4A’s Executive VP of Government Relations on Defeating Washington D.C.’s Proposed 3% Ad Tax

Alison Pepper discusses how she and other organizations helped nix the D.C. Council’s tax that also would have included the sale of personal information, and why the fight isn’t over.

 

By Lindsay Rittenhouse and Max Sternlicht. Published on August 06, 2020.

Original Ad Age article

 

Allison Pepper, executive VP of government relations for ad agency trade group 4A’s, scored a major win recently when she helped get a proposed 3 percent tax on advertising services and the sale of “personal information” nixed from Washington, D.C. City Council’s 2021 Budget and Financial plan. The tax was expected to increase the city’s revenues by $18.4 million and help combat a steep budget deficit.

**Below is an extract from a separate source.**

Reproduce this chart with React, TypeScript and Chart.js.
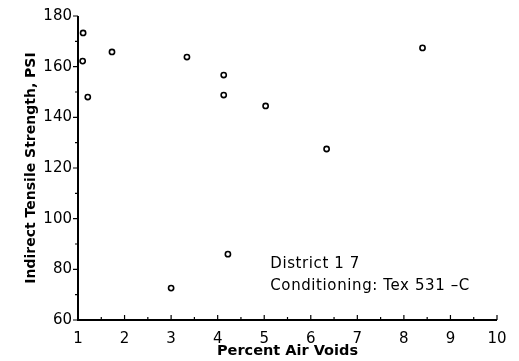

But Pepper on the latest edition of Ad Age’s “Ad Lib” podcast says the fight is not over as numerous states eye new revenues to fill budget shortfalls. Pepper, who worked alongside  organizations like the Association of National Advertisers and local D.C. area agencies to stop the tax, says she expects “other states to follow suit” in introducing similar tax bills aimed at the sale of personal information in particular.

On the podcast she discusses what that could mean for advertisers and how the 4A’s will continue to fight these taxes when and if they are proposed. She also touches on the emergence of new privacy laws and how the 4A’s is guiding agencies  to navigate them. The California Consumer Privacy Act, for example, went into effect on Jan. 1.